((
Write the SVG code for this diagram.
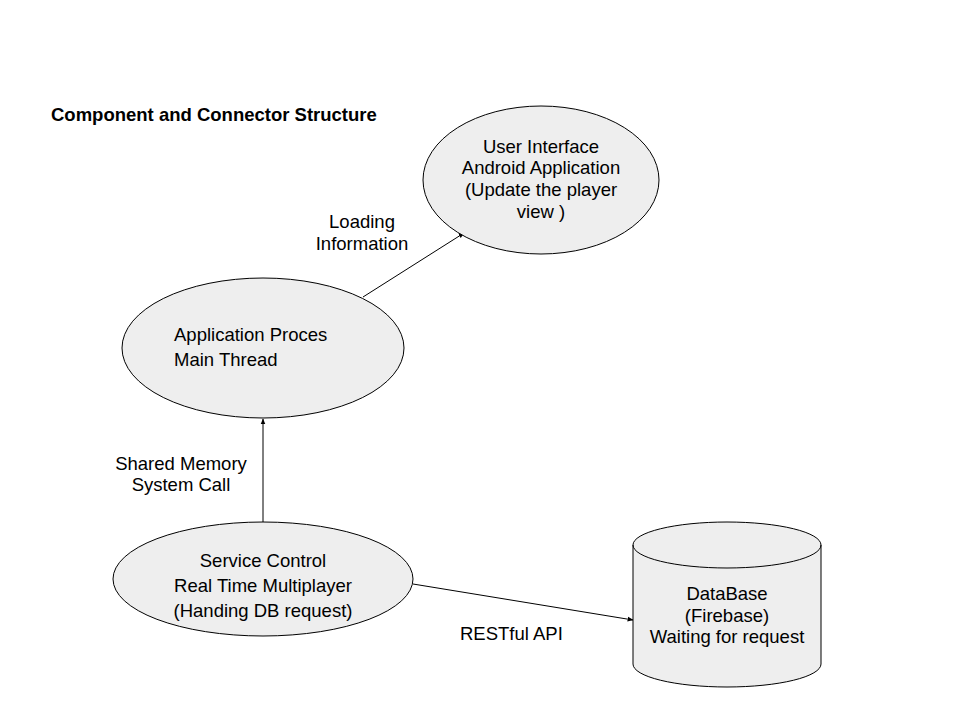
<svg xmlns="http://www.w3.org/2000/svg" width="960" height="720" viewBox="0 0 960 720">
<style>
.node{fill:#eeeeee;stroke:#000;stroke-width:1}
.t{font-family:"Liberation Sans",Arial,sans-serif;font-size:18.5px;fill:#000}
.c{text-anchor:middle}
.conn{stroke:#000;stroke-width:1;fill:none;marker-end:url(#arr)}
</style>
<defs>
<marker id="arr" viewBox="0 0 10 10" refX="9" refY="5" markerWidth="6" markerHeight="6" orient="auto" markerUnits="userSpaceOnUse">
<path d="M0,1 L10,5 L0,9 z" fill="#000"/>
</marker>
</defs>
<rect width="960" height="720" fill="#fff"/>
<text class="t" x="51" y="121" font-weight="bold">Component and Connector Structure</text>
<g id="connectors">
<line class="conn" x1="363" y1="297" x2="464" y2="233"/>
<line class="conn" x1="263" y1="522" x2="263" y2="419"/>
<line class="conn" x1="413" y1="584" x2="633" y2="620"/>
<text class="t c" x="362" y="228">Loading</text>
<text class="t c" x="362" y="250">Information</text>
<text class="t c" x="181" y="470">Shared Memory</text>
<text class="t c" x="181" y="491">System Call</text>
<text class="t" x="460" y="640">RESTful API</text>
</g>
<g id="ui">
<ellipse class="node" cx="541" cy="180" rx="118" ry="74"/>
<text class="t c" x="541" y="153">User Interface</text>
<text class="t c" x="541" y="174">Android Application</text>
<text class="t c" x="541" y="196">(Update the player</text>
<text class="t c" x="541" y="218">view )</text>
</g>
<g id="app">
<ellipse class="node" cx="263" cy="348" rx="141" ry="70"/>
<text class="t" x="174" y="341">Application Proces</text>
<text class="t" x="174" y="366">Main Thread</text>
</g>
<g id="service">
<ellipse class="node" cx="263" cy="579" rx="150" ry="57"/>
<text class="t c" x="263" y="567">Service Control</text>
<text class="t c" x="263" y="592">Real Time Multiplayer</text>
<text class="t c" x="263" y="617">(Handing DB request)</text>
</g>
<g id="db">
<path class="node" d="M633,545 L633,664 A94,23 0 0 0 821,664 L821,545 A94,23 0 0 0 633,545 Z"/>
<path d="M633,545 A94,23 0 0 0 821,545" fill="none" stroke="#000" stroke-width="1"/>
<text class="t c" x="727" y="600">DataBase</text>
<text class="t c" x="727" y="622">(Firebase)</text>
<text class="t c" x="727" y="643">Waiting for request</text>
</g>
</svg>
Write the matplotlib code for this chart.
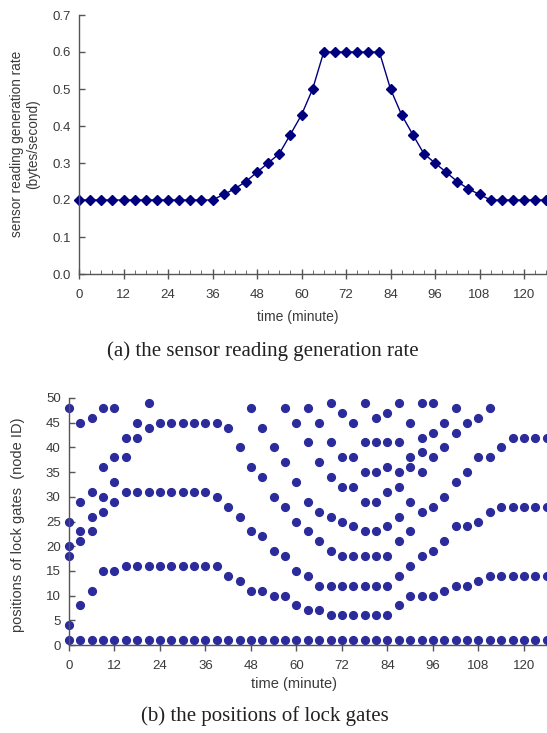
))
((
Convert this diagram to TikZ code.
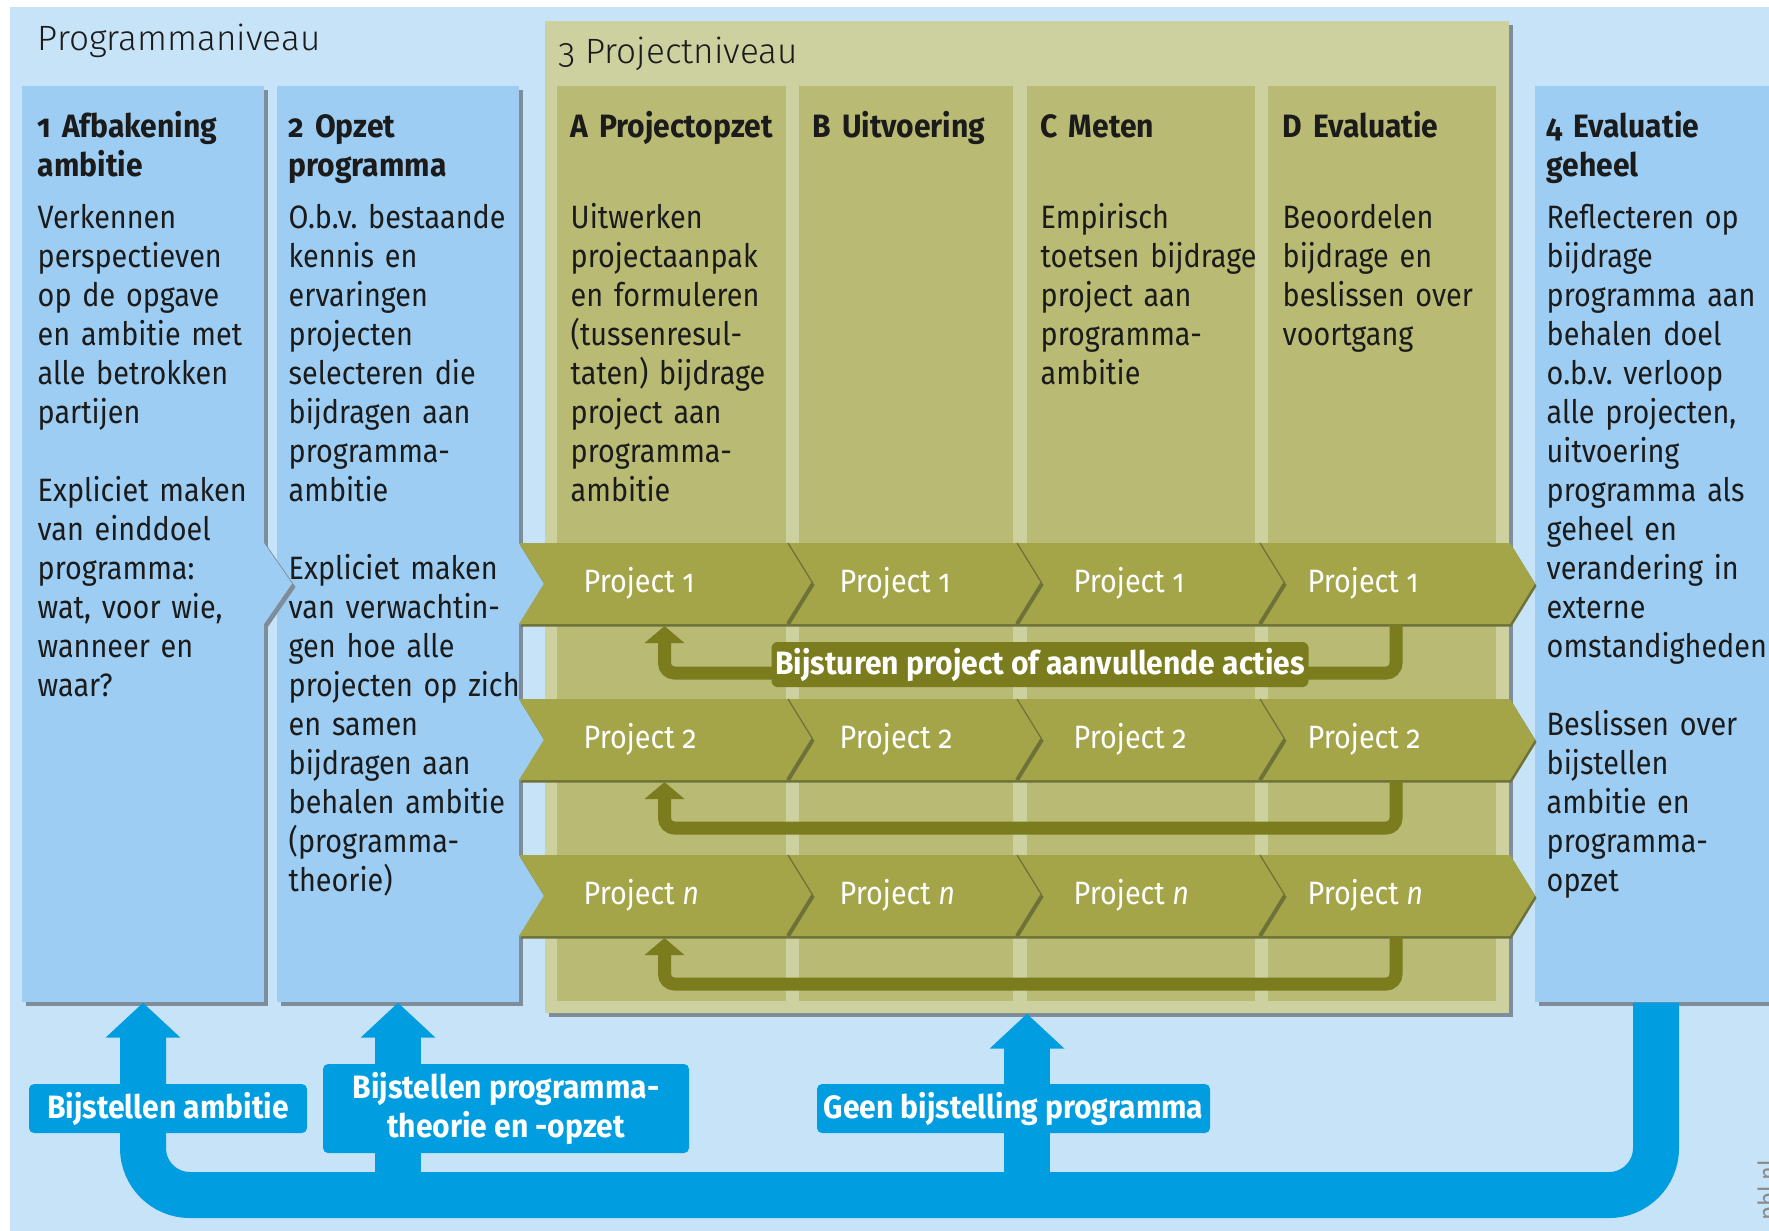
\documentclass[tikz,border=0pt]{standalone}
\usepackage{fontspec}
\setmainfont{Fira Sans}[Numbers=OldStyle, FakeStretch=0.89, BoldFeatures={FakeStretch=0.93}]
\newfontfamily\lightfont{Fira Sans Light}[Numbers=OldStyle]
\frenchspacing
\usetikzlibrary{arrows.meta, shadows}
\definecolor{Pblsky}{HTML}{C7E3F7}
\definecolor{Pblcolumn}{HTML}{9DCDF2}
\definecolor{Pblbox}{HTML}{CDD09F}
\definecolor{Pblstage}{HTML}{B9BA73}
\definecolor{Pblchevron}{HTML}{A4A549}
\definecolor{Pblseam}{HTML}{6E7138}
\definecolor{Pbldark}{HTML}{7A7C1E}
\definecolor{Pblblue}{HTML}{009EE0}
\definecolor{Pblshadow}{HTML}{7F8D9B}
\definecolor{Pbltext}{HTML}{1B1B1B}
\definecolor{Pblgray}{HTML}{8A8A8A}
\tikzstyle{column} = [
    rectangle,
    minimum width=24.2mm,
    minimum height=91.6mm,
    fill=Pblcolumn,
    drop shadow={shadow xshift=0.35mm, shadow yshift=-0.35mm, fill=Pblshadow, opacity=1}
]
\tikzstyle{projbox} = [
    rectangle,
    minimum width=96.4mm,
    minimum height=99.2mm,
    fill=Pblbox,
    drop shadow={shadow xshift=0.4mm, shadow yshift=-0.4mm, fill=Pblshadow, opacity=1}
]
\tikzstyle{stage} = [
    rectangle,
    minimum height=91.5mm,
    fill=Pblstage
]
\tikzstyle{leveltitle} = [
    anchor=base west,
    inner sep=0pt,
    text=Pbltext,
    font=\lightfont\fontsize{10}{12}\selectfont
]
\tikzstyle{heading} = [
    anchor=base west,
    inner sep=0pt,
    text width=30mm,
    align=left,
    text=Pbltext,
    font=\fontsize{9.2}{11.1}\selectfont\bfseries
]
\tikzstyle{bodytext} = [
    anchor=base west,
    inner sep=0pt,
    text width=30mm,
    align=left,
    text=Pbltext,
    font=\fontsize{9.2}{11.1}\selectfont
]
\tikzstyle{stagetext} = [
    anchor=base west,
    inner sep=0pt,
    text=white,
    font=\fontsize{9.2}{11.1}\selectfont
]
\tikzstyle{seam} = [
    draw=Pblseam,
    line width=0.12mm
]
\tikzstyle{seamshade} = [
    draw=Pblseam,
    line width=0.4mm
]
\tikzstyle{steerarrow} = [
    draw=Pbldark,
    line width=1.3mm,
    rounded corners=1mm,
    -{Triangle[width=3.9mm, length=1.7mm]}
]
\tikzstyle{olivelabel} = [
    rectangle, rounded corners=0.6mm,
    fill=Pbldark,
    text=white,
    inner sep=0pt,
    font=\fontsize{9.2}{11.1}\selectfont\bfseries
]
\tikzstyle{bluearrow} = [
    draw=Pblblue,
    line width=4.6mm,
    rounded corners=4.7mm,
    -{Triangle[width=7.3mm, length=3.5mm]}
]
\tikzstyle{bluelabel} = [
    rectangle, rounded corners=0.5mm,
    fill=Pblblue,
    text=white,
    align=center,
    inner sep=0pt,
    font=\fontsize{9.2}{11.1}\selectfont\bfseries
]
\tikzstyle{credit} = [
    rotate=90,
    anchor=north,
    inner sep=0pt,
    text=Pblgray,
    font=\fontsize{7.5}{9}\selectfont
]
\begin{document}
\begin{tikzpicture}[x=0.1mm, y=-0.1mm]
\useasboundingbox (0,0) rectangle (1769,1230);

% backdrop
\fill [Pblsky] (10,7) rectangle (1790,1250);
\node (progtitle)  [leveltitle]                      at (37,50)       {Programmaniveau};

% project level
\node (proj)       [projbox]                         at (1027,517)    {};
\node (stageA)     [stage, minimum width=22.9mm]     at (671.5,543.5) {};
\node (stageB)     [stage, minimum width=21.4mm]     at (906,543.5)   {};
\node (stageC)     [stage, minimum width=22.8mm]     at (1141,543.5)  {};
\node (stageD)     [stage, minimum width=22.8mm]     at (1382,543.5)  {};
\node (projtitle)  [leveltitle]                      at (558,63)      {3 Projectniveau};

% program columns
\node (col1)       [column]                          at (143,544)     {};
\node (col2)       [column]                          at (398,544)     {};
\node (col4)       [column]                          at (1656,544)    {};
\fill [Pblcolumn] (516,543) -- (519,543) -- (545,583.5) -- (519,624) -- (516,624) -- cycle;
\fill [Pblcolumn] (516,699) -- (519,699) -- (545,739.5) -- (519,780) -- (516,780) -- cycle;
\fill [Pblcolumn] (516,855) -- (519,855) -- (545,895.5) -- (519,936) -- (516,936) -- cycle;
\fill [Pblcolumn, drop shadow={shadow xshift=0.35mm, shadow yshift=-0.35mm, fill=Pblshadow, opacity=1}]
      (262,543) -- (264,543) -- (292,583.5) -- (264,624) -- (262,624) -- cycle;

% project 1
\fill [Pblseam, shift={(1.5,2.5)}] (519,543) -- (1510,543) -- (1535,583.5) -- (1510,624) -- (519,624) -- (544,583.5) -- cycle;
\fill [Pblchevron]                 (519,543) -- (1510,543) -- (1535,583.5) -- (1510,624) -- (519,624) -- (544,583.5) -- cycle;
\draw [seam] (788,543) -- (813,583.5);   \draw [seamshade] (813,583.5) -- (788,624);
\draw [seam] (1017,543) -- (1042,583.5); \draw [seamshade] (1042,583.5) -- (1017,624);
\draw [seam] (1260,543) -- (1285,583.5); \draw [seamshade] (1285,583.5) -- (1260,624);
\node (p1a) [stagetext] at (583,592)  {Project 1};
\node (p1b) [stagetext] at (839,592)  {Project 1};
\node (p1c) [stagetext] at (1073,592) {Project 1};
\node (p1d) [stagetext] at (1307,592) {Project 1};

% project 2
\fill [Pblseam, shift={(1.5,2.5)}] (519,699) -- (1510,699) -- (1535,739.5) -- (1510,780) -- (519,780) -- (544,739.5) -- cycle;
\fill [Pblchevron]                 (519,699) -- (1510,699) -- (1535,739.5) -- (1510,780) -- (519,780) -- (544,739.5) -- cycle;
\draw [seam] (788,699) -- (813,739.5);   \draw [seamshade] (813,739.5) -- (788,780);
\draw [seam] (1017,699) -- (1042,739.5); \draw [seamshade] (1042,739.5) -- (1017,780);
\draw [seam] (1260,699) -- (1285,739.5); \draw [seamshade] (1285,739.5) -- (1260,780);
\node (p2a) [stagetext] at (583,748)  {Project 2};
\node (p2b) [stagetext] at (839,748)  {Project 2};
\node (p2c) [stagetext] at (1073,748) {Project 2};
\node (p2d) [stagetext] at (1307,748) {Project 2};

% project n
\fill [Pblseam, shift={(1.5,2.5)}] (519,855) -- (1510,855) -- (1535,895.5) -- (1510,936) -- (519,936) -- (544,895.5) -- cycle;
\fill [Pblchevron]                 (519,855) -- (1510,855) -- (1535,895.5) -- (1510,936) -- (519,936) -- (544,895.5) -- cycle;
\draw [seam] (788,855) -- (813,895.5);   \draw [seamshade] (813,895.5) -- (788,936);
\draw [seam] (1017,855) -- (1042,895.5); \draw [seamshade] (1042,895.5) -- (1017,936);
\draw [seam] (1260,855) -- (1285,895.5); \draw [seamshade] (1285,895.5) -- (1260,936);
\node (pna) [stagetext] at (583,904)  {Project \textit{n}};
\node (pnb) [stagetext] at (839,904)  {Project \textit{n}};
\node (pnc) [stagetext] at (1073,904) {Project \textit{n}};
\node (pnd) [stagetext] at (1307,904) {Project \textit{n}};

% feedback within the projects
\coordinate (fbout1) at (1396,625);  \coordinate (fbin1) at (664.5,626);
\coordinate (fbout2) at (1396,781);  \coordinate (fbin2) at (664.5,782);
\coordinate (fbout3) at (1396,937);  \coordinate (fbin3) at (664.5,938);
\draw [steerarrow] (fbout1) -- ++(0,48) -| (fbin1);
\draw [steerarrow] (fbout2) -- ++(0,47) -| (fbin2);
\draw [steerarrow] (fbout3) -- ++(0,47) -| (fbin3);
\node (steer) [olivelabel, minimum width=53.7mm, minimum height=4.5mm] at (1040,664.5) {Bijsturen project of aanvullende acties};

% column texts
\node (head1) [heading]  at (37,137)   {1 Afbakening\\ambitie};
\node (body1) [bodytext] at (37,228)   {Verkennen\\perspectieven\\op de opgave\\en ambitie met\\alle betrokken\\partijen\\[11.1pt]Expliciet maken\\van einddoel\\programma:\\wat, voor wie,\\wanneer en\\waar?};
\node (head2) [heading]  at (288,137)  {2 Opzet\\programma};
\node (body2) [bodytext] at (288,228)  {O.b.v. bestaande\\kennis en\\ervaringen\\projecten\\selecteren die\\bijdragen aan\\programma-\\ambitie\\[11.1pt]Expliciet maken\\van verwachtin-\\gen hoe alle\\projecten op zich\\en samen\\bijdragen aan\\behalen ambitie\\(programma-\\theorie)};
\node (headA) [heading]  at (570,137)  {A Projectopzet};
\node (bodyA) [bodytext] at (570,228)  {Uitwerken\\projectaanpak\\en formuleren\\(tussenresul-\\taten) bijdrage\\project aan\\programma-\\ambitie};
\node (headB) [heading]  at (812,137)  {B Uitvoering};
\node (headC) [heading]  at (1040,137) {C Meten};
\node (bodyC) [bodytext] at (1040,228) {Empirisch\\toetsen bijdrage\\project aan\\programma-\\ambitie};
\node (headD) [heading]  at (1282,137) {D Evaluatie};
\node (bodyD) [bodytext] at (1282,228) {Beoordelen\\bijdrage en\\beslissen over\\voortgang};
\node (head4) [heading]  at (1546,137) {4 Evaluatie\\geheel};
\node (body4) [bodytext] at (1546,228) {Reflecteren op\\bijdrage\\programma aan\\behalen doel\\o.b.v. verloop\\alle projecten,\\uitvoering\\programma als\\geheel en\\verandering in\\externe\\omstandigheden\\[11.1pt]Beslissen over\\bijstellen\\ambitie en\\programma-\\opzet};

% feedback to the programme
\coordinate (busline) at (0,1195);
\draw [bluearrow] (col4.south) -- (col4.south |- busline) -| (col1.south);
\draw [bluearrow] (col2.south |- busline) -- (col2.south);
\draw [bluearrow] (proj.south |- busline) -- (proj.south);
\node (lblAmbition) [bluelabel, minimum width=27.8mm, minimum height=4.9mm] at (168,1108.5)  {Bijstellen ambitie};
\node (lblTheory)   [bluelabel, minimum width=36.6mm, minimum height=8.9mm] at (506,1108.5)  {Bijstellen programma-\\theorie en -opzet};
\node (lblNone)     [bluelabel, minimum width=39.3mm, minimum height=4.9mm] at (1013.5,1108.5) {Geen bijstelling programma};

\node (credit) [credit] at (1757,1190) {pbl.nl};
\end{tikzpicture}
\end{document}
))
## TASK PROMPT:
Determine how many lines contain the word "code" and reply with that number alone.

## RESULT OF THE TASK:
3